= Task material =
━━━

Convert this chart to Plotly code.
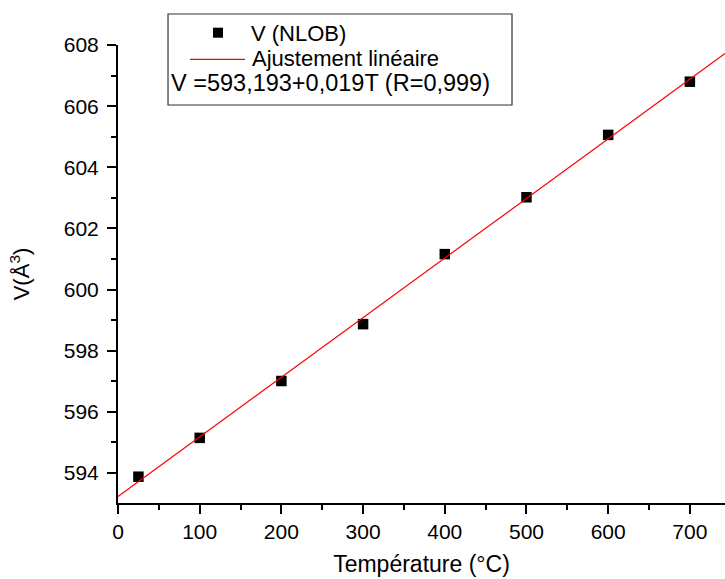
import numpy as np
import plotly.graph_objects as go

# Data
temperature = [25, 100, 200, 300, 400, 500, 600, 700]
volume = [593.88, 595.15, 597.01, 598.87, 601.16, 603.02, 605.06, 606.80]

series_name = "V (NLOB)"
fit_name = "Ajustement linéaire"
fit_label = "V =593,193+0,019T (R=0,999)"

x_range = [0, 743]
y_range = [593.02, 608]

# Linear fit of the data
slope, intercept = np.polyfit(temperature, volume, 1)
fit_x = np.array(x_range, dtype=float)
fit_y = intercept + slope * fit_x

FONT = "Arial, 'Liberation Sans', sans-serif"

fig = go.Figure()
fig.add_trace(go.Scatter(
    x=temperature, y=volume, mode="markers", name=series_name,
    marker=dict(symbol="square", size=10.5, color="black", line=dict(width=0)),
    showlegend=False,
))
fig.add_trace(go.Scatter(
    x=fit_x, y=fit_y, mode="lines", name=fit_name,
    line=dict(color="#ff0000", width=1.2),
    showlegend=False,
))

axis_common = dict(
    showline=True, linecolor="black", linewidth=2,
    ticks="outside", tickcolor="black", tickwidth=1.5,
    showgrid=False, zeroline=False, mirror=False, automargin=False,
    tickfont=dict(family=FONT, size=21, color="black"),
)

fig.update_xaxes(
    range=x_range, dtick=100, tick0=0, ticklen=9,
    minor=dict(dtick=50, tick0=0, ticks="outside", ticklen=5, tickcolor="black", tickwidth=1.5, showgrid=False),
    title=dict(text="Température (°C)", font=dict(family=FONT, size=23, color="black"), standoff=14),
    **axis_common,
)
fig.update_yaxes(
    range=y_range, dtick=2, tick0=594, ticklen=9,
    minor=dict(dtick=1, tick0=594, ticks="outside", ticklen=5, tickcolor="black", tickwidth=1.5, showgrid=False),
    title=dict(text="V(Å<sup>3</sup>)", font=dict(family=FONT, size=22, color="black"), standoff=28),
    ticklabelstandoff=4,
    **axis_common,
)

# Manual legend box (paper coordinates)
fig.add_shape(type="rect", xref="paper", yref="paper",
              x0=0.0824, x1=0.6491, y0=0.869, y1=1.0677,
              line=dict(color="#333333", width=1.2), fillcolor="white", layer="above")
fig.add_shape(type="rect", xref="paper", yref="paper",
              x0=0.1565, x1=0.1730, y0=1.0159, y1=1.0378,
              line=dict(width=0), fillcolor="black", layer="above")
fig.add_shape(type="line", xref="paper", yref="paper",
              x0=0.1186, x1=0.2092, y0=0.9688, y1=0.9688,
              line=dict(color="#ff0000", width=1.2), layer="above")

legend_font = dict(family=FONT, size=22, color="black")
fig.add_annotation(xref="paper", yref="paper", x=0.2150, y=1.0262, text=series_name,
                   showarrow=False, xanchor="left", yanchor="middle", font=legend_font)
fig.add_annotation(xref="paper", yref="paper", x=0.2170, y=0.9716, text=fit_name,
                   showarrow=False, xanchor="left", yanchor="middle", font=legend_font)
fig.add_annotation(xref="paper", yref="paper", x=0.0835, y=0.917, text=fit_label,
                   showarrow=False, xanchor="left", yanchor="middle",
                   font=dict(family=FONT, size=23.5, color="black"))

fig.update_layout(
    width=725, height=579,
    margin=dict(l=118, r=0, t=45, b=76),
    paper_bgcolor="white", plot_bgcolor="white",
    showlegend=False,
    font=dict(family=FONT, color="black"),
)

fig.write_html(
    "out.html",
    config={"displayModeBar": False},
    post_script="document.body.style.margin='0';document.body.style.padding='0';document.body.style.overflow='hidden';",
)
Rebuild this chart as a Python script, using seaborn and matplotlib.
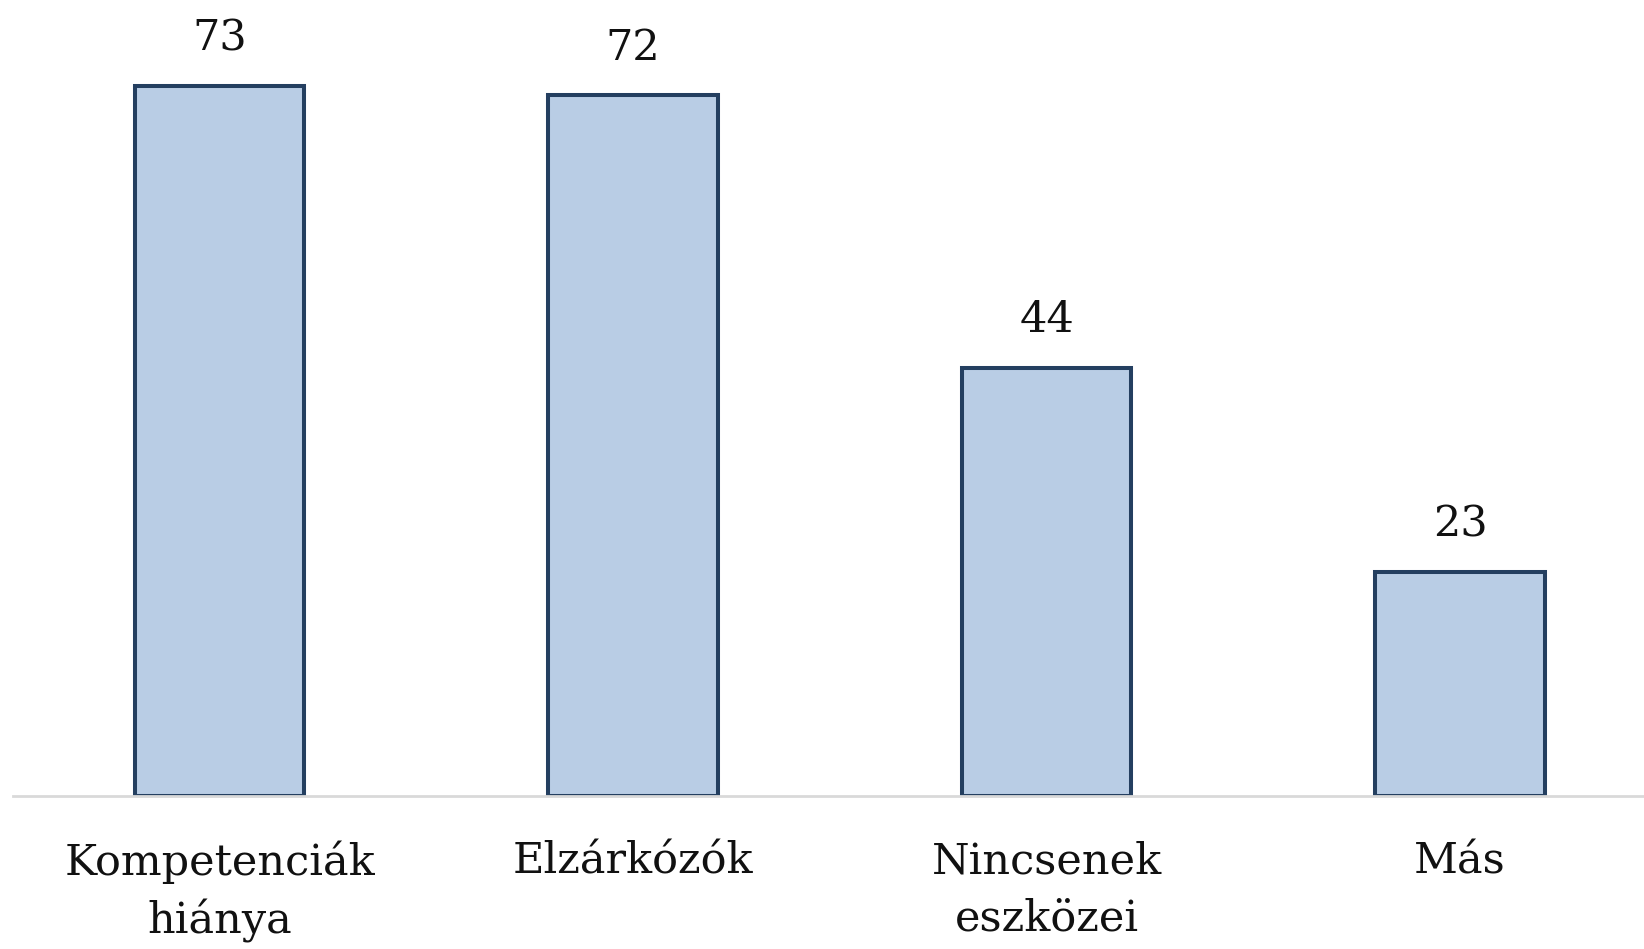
import seaborn as sns
import matplotlib.pyplot as plt
import pandas as pd

categories = ["Kompetenciák\nhiánya", "Elzárkózók", "Nincsenek\neszközei", "Más"]
values = [73, 72, 44, 23]

df = pd.DataFrame({"cat": categories, "val": values})

sns.set_theme(style="white")
plt.rcParams['font.family'] = ['DejaVu Serif']

fig = plt.figure(figsize=(16.44, 9.49), dpi=100)
ax = fig.add_axes([0.0079, 0.1612, 0.9921, 0.8388])

sns.barplot(data=df, x="cat", y="val", color="#B9CDE5", saturation=1,
            edgecolor="#243F60", linewidth=2.9, width=0.41, ax=ax)

ax.bar_label(ax.containers[0], labels=[str(v) for v in values], padding=19,
             fontsize=31, color="#111111")

ax.set_xlim(-0.5, 3.445)
ax.set_ylim(0, 81.8)
ax.set_xlabel("")
ax.set_ylabel("")
ax.set_yticks([])
ax.tick_params(axis="x", length=0, pad=32, labelsize=31, labelcolor="#111111")
for lbl in ax.get_xticklabels():
    lbl.set_linespacing(1.45)
for s in ["top", "right", "left"]:
    ax.spines[s].set_visible(False)
ax.spines["bottom"].set_color("#D9D9D9")
ax.spines["bottom"].set_linewidth(2)

fig.savefig("out.png", dpi=100)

━━━

= Your instructions =
Transcribe every line from the records above without alteration, and leave out the images.

= Answer in full =
Convert this chart to Plotly code.
import numpy as np
import plotly.graph_objects as go

# Data
temperature = [25, 100, 200, 300, 400, 500, 600, 700]
volume = [593.88, 595.15, 597.01, 598.87, 601.16, 603.02, 605.06, 606.80]

series_name = "V (NLOB)"
fit_name = "Ajustement linéaire"
fit_label = "V =593,193+0,019T (R=0,999)"

x_range = [0, 743]
y_range = [593.02, 608]

# Linear fit of the data
slope, intercept = np.polyfit(temperature, volume, 1)
fit_x = np.array(x_range, dtype=float)
fit_y = intercept + slope * fit_x

FONT = "Arial, 'Liberation Sans', sans-serif"

fig = go.Figure()
fig.add_trace(go.Scatter(
    x=temperature, y=volume, mode="markers", name=series_name,
    marker=dict(symbol="square", size=10.5, color="black", line=dict(width=0)),
    showlegend=False,
))
fig.add_trace(go.Scatter(
    x=fit_x, y=fit_y, mode="lines", name=fit_name,
    line=dict(color="#ff0000", width=1.2),
    showlegend=False,
))

axis_common = dict(
    showline=True, linecolor="black", linewidth=2,
    ticks="outside", tickcolor="black", tickwidth=1.5,
    showgrid=False, zeroline=False, mirror=False, automargin=False,
    tickfont=dict(family=FONT, size=21, color="black"),
)

fig.update_xaxes(
    range=x_range, dtick=100, tick0=0, ticklen=9,
    minor=dict(dtick=50, tick0=0, ticks="outside", ticklen=5, tickcolor="black", tickwidth=1.5, showgrid=False),
    title=dict(text="Température (°C)", font=dict(family=FONT, size=23, color="black"), standoff=14),
    **axis_common,
)
fig.update_yaxes(
    range=y_range, dtick=2, tick0=594, ticklen=9,
    minor=dict(dtick=1, tick0=594, ticks="outside", ticklen=5, tickcolor="black", tickwidth=1.5, showgrid=False),
    title=dict(text="V(Å<sup>3</sup>)", font=dict(family=FONT, size=22, color="black"), standoff=28),
    ticklabelstandoff=4,
    **axis_common,
)

# Manual legend box (paper coordinates)
fig.add_shape(type="rect", xref="paper", yref="paper",
              x0=0.0824, x1=0.6491, y0=0.869, y1=1.0677,
              line=dict(color="#333333", width=1.2), fillcolor="white", layer="above")
fig.add_shape(type="rect", xref="paper", yref="paper",
              x0=0.1565, x1=0.1730, y0=1.0159, y1=1.0378,
              line=dict(width=0), fillcolor="black", layer="above")
fig.add_shape(type="line", xref="paper", yref="paper",
              x0=0.1186, x1=0.2092, y0=0.9688, y1=0.9688,
              line=dict(color="#ff0000", width=1.2), layer="above")

legend_font = dict(family=FONT, size=22, color="black")
fig.add_annotation(xref="paper", yref="paper", x=0.2150, y=1.0262, text=series_name,
                   showarrow=False, xanchor="left", yanchor="middle", font=legend_font)
fig.add_annotation(xref="paper", yref="paper", x=0.2170, y=0.9716, text=fit_name,
                   showarrow=False, xanchor="left", yanchor="middle", font=legend_font)
fig.add_annotation(xref="paper", yref="paper", x=0.0835, y=0.917, text=fit_label,
                   showarrow=False, xanchor="left", yanchor="middle",
                   font=dict(family=FONT, size=23.5, color="black"))

fig.update_layout(
    width=725, height=579,
    margin=dict(l=118, r=0, t=45, b=76),
    paper_bgcolor="white", plot_bgcolor="white",
    showlegend=False,
    font=dict(family=FONT, color="black"),
)

fig.write_html(
    "out.html",
    config={"displayModeBar": False},
    post_script="document.body.style.margin='0';document.body.style.padding='0';document.body.style.overflow='hidden';",
)
Rebuild this chart as a Python script, using seaborn and matplotlib.
import seaborn as sns
import matplotlib.pyplot as plt
import pandas as pd

categories = ["Kompetenciák\nhiánya", "Elzárkózók", "Nincsenek\neszközei", "Más"]
values = [73, 72, 44, 23]

df = pd.DataFrame({"cat": categories, "val": values})

sns.set_theme(style="white")
plt.rcParams['font.family'] = ['DejaVu Serif']

fig = plt.figure(figsize=(16.44, 9.49), dpi=100)
ax = fig.add_axes([0.0079, 0.1612, 0.9921, 0.8388])

sns.barplot(data=df, x="cat", y="val", color="#B9CDE5", saturation=1,
            edgecolor="#243F60", linewidth=2.9, width=0.41, ax=ax)

ax.bar_label(ax.containers[0], labels=[str(v) for v in values], padding=19,
             fontsize=31, color="#111111")

ax.set_xlim(-0.5, 3.445)
ax.set_ylim(0, 81.8)
ax.set_xlabel("")
ax.set_ylabel("")
ax.set_yticks([])
ax.tick_params(axis="x", length=0, pad=32, labelsize=31, labelcolor="#111111")
for lbl in ax.get_xticklabels():
    lbl.set_linespacing(1.45)
for s in ["top", "right", "left"]:
    ax.spines[s].set_visible(False)
ax.spines["bottom"].set_color("#D9D9D9")
ax.spines["bottom"].set_linewidth(2)

fig.savefig("out.png", dpi=100)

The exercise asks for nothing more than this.